Hong Kong's Securities and Futures Commission has pledged that measures will be taken to boost investor protection against misappropriation by stockbrokers.

In a presentation on Tuesday, the Commission's Intermediaries and Investment Products Director, Alexa Lam explained that the important aspects to addressing the issue are continuing rigorous supervision of brokers, maintaining dialogue with the accounting profession, and educating investors on how to protect their own interests.

She went on to reveal that the Commission has devoted additional resources to the supervision of brokers, and added that decisive and tough actions will be taken against dishonest practitioners.

Ms Lam additionally noted the auditing profession's obligation to review how a broker handles its client assets and report any regulatory breaches to the Commission, and stated that the SFC will discuss with the Institute of Certified Public Accountants measures to strengthen co-operation.

Suspected cases of auditors' professional negligence will be referred to the institute and auditors will be asked to conduct client circularisation in annual audits.

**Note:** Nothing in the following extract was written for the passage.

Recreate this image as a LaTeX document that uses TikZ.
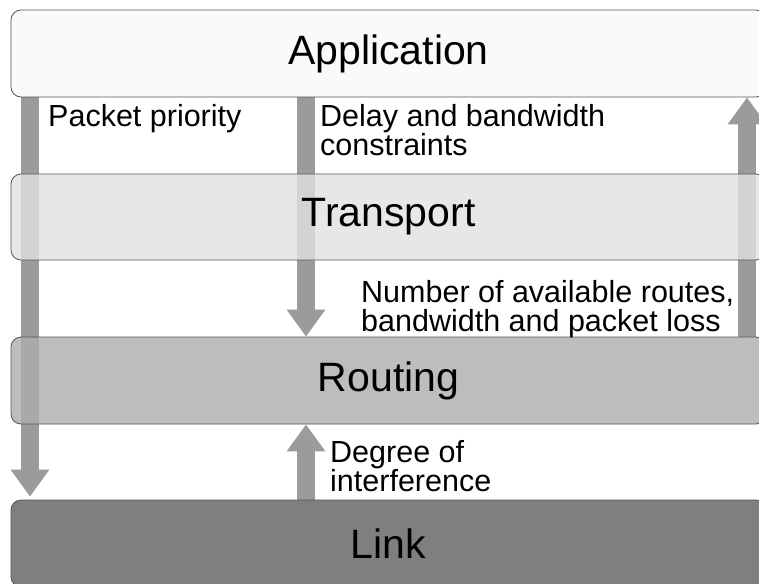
\documentclass[tikz,border=0pt]{standalone}
\usepackage{fontspec}
\setmainfont{Liberation Sans}
\usetikzlibrary{arrows.meta}
\definecolor{arrowgray}{RGB}{155,155,155}
\definecolor{bordergray}{RGB}{85,85,85}
\definecolor{appfill}{RGB}{250,250,250}
\definecolor{transfill}{RGB}{226,226,226}
\definecolor{routefill}{RGB}{173,173,173}
\definecolor{linkfill}{RGB}{127,127,127}
\tikzset{
  layer/.style={draw=bordergray, line width=0.8pt, rounded corners=10pt,
    minimum width=755pt, minimum height=87pt, inner sep=0pt,
    font=\fontsize{41}{46}\selectfont, text=black, text opacity=1},
  bigarrow/.style={draw=arrowgray, line width=18pt,
    -{Triangle[width=37pt,length=27pt]}},
  lbl/.style={anchor=base west, inner sep=0pt, align=left,
    font=\fontsize{30.5}{29}\selectfont}
}
\begin{document}
\begin{tikzpicture}[x=1pt,y=-1pt]
\useasboundingbox (0,0) rectangle (759,583);
\clip (0,0) rectangle (759,583);
\fill[white] (0,0) rectangle (759,583);
% layer positions (named coordinates)
\coordinate (cApp) at (388.5,53.5);
\coordinate (cTrans) at (388.5,217);
\coordinate (cRoute) at (388.5,380.5);
\coordinate (cLink) at (388.5,543.5);
\coordinate (xL) at (30,0);
\coordinate (xM) at (306,0);
\coordinate (xR) at (747,0);
% invisible placeholders to get anchors for arrows
\path (cApp) node[layer, draw=none, fill=none] (appA) {}
      (cRoute) node[layer, draw=none, fill=none] (routeA) {}
      (cLink) node[layer, draw=none, fill=none] (linkA) {};
% arrows behind boxes
\draw[bigarrow, shorten >=3pt] (appA.south -| xL) -- (linkA.north -| xL);
\draw[bigarrow] (appA.south -| xM) -- (routeA.north -| xM);
\draw[bigarrow] (linkA.north -| xM) -- (routeA.south -| xM);
\draw[bigarrow] (routeA.north -| xR) -- (appA.south -| xR);
% layer boxes
\node[layer, fill=appfill] (app) at (cApp) {Application};
\node[layer, fill=transfill, fill opacity=0.8, minimum height=86pt] (trans) at (cTrans) {Transport};
\node[layer, fill=routefill, fill opacity=0.8] (route) at (cRoute) {Routing};
\node[layer, fill=linkfill] (link) at (cLink) {Link};
% labels (base anchor = baseline of last line)
\node[lbl] (pp) at (48,126) {Packet priority};
\node[lbl] (delay) at (320,155) {Delay and bandwidth\\constraints};
\node[lbl] (routes) at (361,331) {Number of available routes,\\bandwidth and packet loss};
\node[lbl] (degree) at (330,491) {Degree of\\interference};
\end{tikzpicture}
\end{document}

The Intermediaries and Investment Products Director concluded by announcing that in order to protect their own interests, investors should:

  • Open an investor participant account;
  • Ensure timely receipts of the originals of monthly statements, verify the information immediately, and never allow brokers to hold them; and,
  • Perform checking immediately and revert to the auditors direct upon request from the auditors for verification of account positions.